In distributing the assets including accumulated profits, the liquidator acts merely as an agent or administrator for and on behalf of the company.

The liquidator merely exercises the power of the board of directors and secretaries and treasurers and other incidental powers necessary for winding up of the company besides those relating to winding up under the Companies Act. What is superseded is the management of the company but not the ownership of the shares. In fact, Section 496 of the Companies Act makes it clear that the liquidator is under obligation to call general meeting as at the end of each year within three months of such end and account his acts and dealings before such meeting. In fact, if he fails to do so, he is liable for a fine under Sub-section (2) of Section 496. Final accounts have also to be presented to a general meeting under Section 497 of the Companies Act. Hence, there is no justification for the confusion as between the position of the shareholders and the liquidator.

The learned departmental representative placed great reliance on the decision of the Bombay High Court in the case of Indian Hotels Ltd. (supra) for the proposition that even a public trustee is treated as a single shareholder. However, the facts, in our opinion, are clearly distinguishable.
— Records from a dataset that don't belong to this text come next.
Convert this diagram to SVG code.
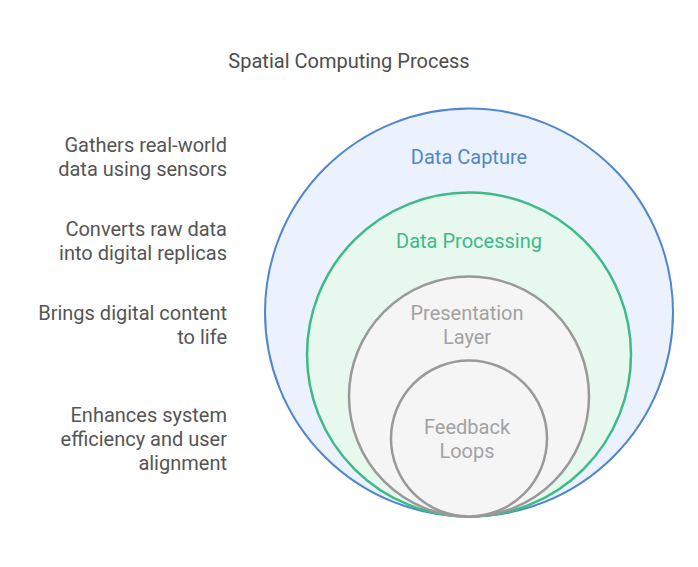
<svg xmlns="http://www.w3.org/2000/svg" width="698" height="567" viewBox="0 0 698 567">
<style>
text{font-family:Roboto,"Liberation Sans",sans-serif;font-size:20px}
.t{fill:#4d4d4d;text-anchor:middle}
.d{fill:#555555;text-anchor:end}
.c{text-anchor:middle}
</style>
<rect width="698" height="567" fill="#ffffff"/>
<text class="t" x="349" y="68">Spatial Computing Process</text>
<g id="capture">
<circle cx="469" cy="312.5" r="204" fill="#ebf2fd" stroke="#4f86cc" stroke-width="2"/>
<text class="c" x="469" y="164" fill="#4f86cc">Data Capture</text>
</g>
<g id="processing">
<circle cx="469" cy="354.5" r="162" fill="#e7f8ef" stroke="#3dba88" stroke-width="2.5"/>
<text class="c" x="469" y="248" fill="#3dba88">Data Processing</text>
</g>
<g id="presentation">
<circle cx="469" cy="396.5" r="120" fill="#f5f5f5" stroke="#999999" stroke-width="2.5"/>
<text class="c" x="467" y="320" fill="#a2a2a2">Presentation</text>
<text class="c" x="467" y="344" fill="#a2a2a2">Layer</text>
</g>
<g id="feedback">
<circle cx="469" cy="438.5" r="78" fill="#f5f5f5" stroke="#999999" stroke-width="2.5"/>
<text class="c" x="467" y="434" fill="#a2a2a2">Feedback</text>
<text class="c" x="467" y="458" fill="#a2a2a2">Loops</text>
</g>
<g id="descriptions">
<text class="d" x="227" y="152">Gathers real-world</text>
<text class="d" x="227" y="176">data using sensors</text>
<text class="d" x="227" y="236">Converts raw data</text>
<text class="d" x="227" y="260">into digital replicas</text>
<text class="d" x="227" y="320">Brings digital content</text>
<text class="d" x="227" y="344">to life</text>
<text class="d" x="227" y="422">Enhances system</text>
<text class="d" x="227" y="446">efficiency and user</text>
<text class="d" x="227" y="470">alignment</text>
</g>
<g id="connectors"></g>
</svg>
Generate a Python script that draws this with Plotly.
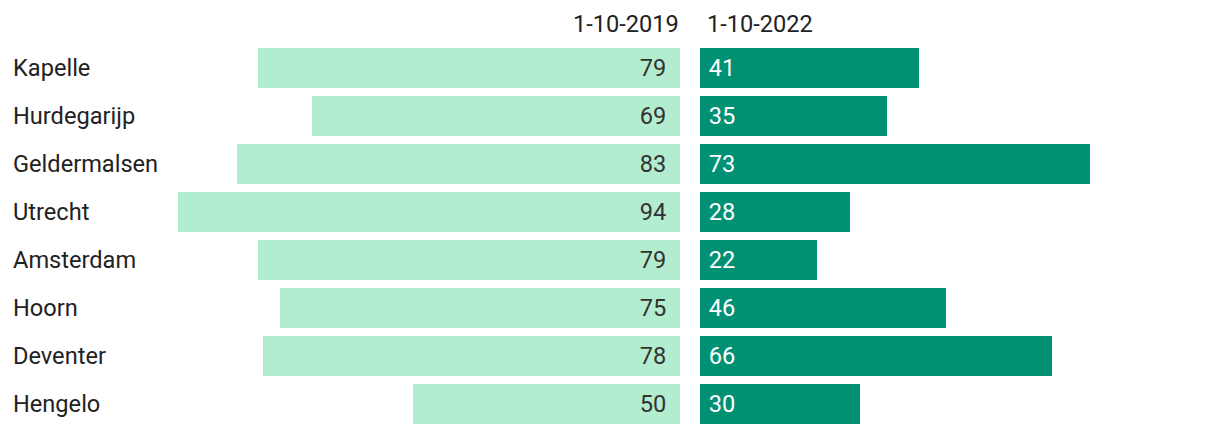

In that case, the public trustee held the shares and was, in law, owner thereof. Liquidator is a mere holder of office, being accountable to the shareholders in a general meeting. It cannot be said that he is a single individual controlling the affairs of the company merely because he happens to administer such affairs on behalf of the shareholders and creditors.

6. In the result, the appeals are allowed. The assessee will be entitled to be taxed as a company in which public are substantially interested.